*STATED EXERCISE*
Review the lines that follow and copy each one that contains the word "matplotlib".

============

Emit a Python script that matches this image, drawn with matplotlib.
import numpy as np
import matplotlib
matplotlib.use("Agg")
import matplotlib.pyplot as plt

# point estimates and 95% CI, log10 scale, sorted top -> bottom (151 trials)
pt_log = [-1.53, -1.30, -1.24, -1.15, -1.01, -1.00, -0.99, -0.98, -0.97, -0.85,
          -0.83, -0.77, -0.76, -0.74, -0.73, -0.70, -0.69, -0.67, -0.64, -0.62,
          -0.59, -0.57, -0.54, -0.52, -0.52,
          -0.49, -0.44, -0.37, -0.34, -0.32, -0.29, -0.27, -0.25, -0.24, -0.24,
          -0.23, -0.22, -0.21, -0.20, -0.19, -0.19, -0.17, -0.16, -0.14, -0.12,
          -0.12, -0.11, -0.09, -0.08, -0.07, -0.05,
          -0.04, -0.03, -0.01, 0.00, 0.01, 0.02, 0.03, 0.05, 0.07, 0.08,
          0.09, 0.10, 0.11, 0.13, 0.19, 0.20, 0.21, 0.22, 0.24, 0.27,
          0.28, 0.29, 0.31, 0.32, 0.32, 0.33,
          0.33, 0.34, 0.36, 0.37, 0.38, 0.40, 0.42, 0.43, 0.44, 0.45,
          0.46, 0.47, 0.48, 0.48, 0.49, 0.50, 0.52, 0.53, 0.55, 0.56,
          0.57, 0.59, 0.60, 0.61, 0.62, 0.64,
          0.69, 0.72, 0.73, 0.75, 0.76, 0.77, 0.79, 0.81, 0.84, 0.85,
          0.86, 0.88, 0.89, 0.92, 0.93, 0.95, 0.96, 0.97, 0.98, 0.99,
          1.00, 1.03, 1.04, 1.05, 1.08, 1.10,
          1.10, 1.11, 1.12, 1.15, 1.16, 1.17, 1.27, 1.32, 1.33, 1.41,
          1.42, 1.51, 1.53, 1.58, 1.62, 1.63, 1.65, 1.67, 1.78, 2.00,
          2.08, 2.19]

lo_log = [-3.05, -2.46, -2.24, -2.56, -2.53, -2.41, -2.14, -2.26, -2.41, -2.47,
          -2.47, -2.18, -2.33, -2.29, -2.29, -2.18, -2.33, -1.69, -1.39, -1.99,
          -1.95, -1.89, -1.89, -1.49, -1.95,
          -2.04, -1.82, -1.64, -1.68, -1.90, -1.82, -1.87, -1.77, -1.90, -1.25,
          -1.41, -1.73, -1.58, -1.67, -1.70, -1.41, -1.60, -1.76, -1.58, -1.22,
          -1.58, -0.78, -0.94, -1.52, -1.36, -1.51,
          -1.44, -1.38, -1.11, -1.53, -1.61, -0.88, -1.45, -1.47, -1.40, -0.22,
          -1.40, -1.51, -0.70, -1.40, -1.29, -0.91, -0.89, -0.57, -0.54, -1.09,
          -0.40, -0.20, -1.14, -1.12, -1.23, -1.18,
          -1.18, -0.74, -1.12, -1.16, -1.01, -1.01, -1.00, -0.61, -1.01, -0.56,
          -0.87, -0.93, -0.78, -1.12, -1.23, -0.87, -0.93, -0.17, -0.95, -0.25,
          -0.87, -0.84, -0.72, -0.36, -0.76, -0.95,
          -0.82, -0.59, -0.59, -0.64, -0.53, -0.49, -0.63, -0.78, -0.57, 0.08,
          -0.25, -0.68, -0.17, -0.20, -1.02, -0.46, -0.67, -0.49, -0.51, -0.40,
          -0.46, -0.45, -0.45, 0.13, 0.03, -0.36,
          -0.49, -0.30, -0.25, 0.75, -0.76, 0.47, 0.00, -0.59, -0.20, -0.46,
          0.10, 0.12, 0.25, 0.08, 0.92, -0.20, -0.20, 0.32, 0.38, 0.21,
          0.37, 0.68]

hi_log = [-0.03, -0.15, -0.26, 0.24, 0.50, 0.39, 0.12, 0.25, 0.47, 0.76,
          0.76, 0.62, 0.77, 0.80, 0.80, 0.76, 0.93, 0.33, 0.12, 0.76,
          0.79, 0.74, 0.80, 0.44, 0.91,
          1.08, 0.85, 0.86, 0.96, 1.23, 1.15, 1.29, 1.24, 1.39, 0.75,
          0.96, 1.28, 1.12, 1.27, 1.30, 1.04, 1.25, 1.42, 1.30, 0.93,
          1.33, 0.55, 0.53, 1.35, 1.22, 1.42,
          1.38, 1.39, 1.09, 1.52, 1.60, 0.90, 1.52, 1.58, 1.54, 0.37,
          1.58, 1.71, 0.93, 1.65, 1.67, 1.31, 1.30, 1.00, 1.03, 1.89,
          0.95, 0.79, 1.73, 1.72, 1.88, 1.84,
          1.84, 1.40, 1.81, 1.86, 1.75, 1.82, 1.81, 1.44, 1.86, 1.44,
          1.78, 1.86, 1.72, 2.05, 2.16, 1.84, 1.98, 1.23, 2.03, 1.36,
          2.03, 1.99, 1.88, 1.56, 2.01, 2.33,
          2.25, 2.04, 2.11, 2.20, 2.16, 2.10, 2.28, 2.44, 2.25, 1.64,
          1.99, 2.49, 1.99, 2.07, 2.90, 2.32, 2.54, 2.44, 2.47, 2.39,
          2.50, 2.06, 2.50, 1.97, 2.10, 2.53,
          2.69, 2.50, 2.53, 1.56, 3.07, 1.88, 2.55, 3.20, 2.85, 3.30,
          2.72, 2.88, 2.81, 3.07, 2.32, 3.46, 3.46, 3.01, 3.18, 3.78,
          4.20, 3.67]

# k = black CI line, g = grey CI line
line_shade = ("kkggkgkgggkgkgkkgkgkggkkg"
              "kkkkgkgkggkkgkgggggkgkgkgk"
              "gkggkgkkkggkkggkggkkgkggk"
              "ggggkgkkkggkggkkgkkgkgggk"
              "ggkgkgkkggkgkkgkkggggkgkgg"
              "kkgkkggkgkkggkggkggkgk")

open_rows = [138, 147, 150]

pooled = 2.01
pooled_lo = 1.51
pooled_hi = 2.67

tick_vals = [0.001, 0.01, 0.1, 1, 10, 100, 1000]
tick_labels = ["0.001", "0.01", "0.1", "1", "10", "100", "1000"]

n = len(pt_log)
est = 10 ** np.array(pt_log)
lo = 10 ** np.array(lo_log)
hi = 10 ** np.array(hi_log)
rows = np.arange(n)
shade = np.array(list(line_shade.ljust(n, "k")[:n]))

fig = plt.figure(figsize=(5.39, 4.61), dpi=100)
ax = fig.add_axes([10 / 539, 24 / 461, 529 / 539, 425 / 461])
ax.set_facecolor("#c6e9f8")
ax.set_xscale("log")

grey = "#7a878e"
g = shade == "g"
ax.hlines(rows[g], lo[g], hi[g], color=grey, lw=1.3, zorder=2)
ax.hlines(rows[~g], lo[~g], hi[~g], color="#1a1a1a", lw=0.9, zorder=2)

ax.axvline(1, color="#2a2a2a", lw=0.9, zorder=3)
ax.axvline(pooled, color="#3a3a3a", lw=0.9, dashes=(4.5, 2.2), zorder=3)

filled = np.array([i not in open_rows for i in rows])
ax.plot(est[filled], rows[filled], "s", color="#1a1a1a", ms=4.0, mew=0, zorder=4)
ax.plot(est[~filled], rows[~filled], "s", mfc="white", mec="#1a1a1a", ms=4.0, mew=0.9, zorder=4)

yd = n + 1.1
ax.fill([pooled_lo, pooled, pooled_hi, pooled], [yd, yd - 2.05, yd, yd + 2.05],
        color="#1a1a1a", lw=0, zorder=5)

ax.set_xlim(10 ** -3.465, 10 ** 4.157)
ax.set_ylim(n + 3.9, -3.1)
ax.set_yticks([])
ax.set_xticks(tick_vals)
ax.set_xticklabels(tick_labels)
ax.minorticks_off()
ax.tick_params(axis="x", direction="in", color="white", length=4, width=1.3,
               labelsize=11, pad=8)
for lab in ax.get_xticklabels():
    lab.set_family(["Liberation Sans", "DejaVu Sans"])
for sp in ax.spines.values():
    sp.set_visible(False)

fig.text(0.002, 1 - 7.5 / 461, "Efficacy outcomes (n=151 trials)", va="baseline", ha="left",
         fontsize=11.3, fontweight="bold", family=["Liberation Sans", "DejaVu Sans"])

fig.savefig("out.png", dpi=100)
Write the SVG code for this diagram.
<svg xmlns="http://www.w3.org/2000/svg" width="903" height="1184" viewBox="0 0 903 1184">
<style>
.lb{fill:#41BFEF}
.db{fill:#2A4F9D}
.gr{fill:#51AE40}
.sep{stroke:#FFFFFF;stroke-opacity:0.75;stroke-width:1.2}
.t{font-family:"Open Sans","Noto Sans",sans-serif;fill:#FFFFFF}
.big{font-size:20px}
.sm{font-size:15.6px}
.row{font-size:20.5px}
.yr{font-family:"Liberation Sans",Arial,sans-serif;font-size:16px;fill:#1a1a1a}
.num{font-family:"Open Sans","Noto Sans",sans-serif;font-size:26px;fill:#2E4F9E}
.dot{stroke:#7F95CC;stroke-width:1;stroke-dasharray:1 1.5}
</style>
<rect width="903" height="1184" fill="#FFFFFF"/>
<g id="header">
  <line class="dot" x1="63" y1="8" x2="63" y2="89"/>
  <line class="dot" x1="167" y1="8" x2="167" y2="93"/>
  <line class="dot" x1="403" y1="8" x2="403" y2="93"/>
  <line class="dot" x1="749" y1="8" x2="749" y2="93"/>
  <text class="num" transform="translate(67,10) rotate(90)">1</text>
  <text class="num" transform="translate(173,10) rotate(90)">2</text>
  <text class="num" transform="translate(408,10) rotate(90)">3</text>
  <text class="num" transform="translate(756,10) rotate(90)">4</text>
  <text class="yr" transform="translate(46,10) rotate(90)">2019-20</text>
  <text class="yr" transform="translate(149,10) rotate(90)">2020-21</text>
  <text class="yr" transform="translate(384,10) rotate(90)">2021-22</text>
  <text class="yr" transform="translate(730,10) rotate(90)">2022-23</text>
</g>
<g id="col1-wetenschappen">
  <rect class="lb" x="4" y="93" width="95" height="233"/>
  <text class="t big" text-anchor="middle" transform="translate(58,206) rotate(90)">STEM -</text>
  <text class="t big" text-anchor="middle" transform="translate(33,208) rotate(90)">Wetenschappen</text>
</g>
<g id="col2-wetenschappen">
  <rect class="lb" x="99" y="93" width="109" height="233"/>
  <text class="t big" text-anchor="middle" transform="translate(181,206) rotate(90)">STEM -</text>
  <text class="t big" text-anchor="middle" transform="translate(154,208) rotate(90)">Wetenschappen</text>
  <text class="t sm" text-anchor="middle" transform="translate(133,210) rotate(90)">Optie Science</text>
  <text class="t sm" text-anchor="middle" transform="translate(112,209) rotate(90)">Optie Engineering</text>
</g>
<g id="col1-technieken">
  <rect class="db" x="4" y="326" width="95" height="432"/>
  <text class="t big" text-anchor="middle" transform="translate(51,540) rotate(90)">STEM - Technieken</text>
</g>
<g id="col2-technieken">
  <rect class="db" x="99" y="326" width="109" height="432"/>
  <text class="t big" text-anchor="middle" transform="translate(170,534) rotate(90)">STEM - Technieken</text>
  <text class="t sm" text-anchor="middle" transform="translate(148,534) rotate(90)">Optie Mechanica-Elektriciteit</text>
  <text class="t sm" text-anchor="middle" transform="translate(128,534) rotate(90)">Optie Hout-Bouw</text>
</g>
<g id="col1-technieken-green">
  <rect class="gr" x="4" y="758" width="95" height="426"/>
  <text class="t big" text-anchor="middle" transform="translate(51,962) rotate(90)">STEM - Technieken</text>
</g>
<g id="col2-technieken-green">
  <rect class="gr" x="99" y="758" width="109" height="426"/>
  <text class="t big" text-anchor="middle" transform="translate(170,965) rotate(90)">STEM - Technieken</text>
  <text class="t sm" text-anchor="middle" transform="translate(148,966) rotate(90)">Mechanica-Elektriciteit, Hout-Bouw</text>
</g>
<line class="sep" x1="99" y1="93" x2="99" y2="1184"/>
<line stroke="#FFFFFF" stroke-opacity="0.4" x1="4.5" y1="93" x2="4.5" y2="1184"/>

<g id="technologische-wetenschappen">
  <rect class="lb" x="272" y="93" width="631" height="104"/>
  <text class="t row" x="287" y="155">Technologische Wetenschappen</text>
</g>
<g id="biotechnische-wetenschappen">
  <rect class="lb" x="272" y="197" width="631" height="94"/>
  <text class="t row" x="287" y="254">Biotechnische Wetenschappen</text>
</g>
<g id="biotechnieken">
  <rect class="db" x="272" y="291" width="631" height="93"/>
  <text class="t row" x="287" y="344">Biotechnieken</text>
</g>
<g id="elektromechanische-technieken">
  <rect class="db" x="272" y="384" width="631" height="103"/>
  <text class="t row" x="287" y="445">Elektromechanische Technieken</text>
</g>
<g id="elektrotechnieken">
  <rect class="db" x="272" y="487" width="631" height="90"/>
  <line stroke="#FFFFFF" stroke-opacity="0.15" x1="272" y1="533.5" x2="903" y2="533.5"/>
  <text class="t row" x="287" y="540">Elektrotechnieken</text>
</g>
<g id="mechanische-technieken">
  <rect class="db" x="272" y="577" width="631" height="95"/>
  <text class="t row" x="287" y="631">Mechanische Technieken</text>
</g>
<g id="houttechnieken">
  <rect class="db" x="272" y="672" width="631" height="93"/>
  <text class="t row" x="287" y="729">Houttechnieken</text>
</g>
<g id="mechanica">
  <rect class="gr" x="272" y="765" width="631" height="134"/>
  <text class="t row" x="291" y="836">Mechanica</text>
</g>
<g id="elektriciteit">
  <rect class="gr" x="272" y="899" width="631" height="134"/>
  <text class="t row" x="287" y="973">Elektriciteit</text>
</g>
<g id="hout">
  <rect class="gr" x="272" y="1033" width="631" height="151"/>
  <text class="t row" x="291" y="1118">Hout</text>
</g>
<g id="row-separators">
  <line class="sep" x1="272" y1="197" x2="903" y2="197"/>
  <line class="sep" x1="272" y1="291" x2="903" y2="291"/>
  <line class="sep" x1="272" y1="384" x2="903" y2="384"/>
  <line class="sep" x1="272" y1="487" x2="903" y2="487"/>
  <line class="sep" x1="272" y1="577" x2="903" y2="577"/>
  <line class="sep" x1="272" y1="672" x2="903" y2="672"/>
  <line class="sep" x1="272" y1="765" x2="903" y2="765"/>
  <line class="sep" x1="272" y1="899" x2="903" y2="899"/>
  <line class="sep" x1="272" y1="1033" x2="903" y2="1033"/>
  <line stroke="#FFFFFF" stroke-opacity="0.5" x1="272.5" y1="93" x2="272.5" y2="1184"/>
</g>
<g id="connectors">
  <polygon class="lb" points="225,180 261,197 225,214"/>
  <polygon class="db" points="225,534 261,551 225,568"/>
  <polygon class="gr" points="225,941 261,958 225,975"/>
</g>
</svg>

============

*RESULT FOR THIS EXERCISE*
Emit a Python script that matches this image, drawn with matplotlib.
import matplotlib
matplotlib.use("Agg")
import matplotlib.pyplot as plt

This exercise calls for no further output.